Bloc Party has a problem. It’s a problem that if left unsolved, will prevent them from putting out another great release, and it’s never been more apparent than on the recently-released The Nextwave Sessions, their new EP. The problem is this: Bloc Party is afraid to get messy.

The Nextwave Sessions is a competently-executed collection of five indie rock songs, starting with the dancy “Ratchet” and concluding with the soaring “Children of the Future.” Aside from “Ratchet,” “French Exit” is the EP’s other uptempo track. Meanwhile, “Obscene” and “Montreal” round out the EP’s slower songs.

Bloc Party shines in the albums slower tracks, showcasing their gift for writing moody, expansive tunes. “Obscene” calls to mind Intimacy’s “Biko” with its haunting, atmospheric sound, while “Children of the Future” seems to express a deep yearning, like A Weekend in the City’s “Sunday.”

But a release full of ballads would be boring, so Bloc Party is forced to include some faster, heavier tracks, and here’s where they start to fall apart. “Ratchet” and “French Exit” are decent, but utterly lifeless. They sound mechanical, almost computer-generated. The guitars sound angular and rhythmic, and the notes are played in a mezzo staccato, not permitted to ring out and overlap each other. It’s all too neat, too deliberate, too afraid of creating a mess.

That Bloc Party would choose this kind of sound for their heavier songs is puzzling, especially in light of what they did on Intimacy. Part of that album’s appeal was its sludgy, noisy production, which evoked images of seedy European discothèques and nighttime hangouts. On the other hand, “Ratchet” and “French Exit” sound like songs from nightclubs operated by robots.

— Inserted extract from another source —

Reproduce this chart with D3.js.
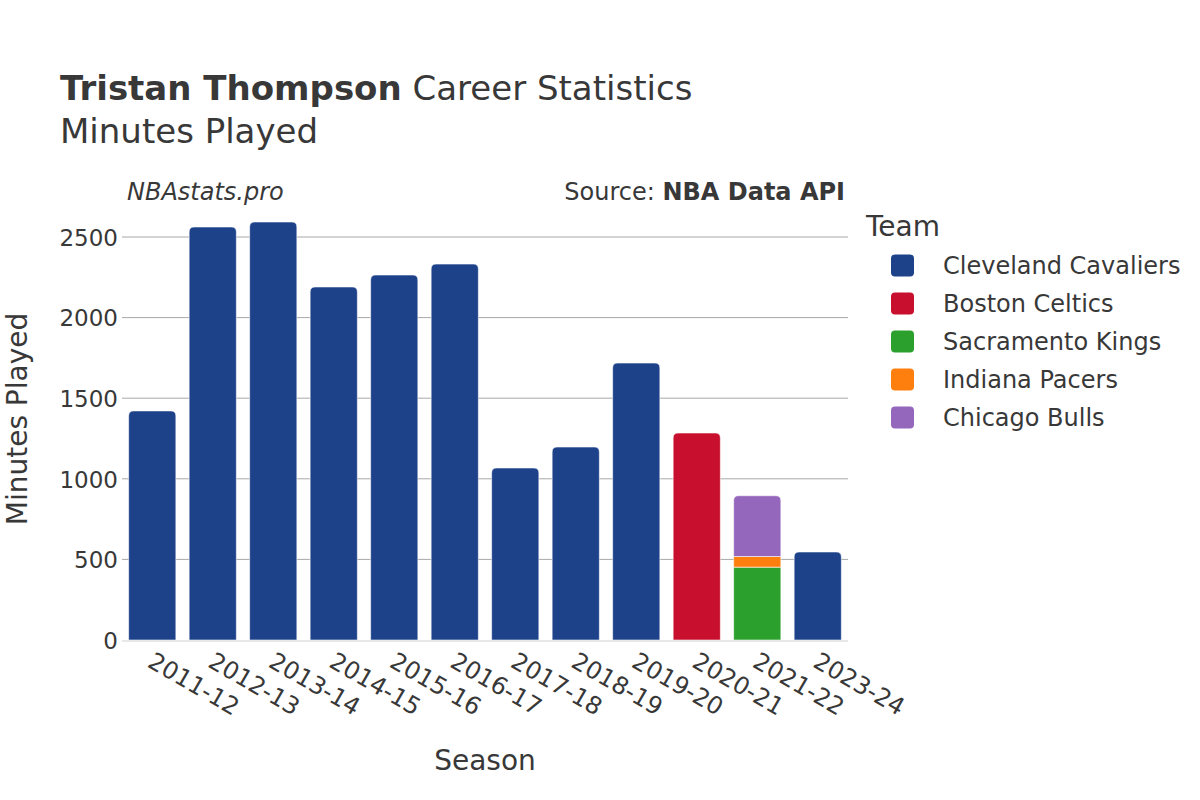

“Obscene” and “Montreal” actually adopt a similar approach to their sound, but this gives them a stripped-down, intimate feel, which goes nicely with their jazzy tones. They’re certainly cleaner than “Children of the Future” in their production, but at least they indicate that Bloc Party knows how to tailor their sonic template to their softer songs. I can’t say the same for their louder songs, which just don’t exhibit the same level of care or craft. The band is afraid to do anything vaguely messy in their faster songs, a problem that also plagued Four, and that makes The Nextwave Sessions successful, but not triumphantly so.

It’s clear that Bloc Party has a problem, but it’s not clear what they should do to solve it, and I’m not sure that yet another hiatus is the solution. However, if they can still churn out competent releases without getting messy, then why bother taking the risk? They can still keep making decent music; they just won’t be able to regain my waning interest.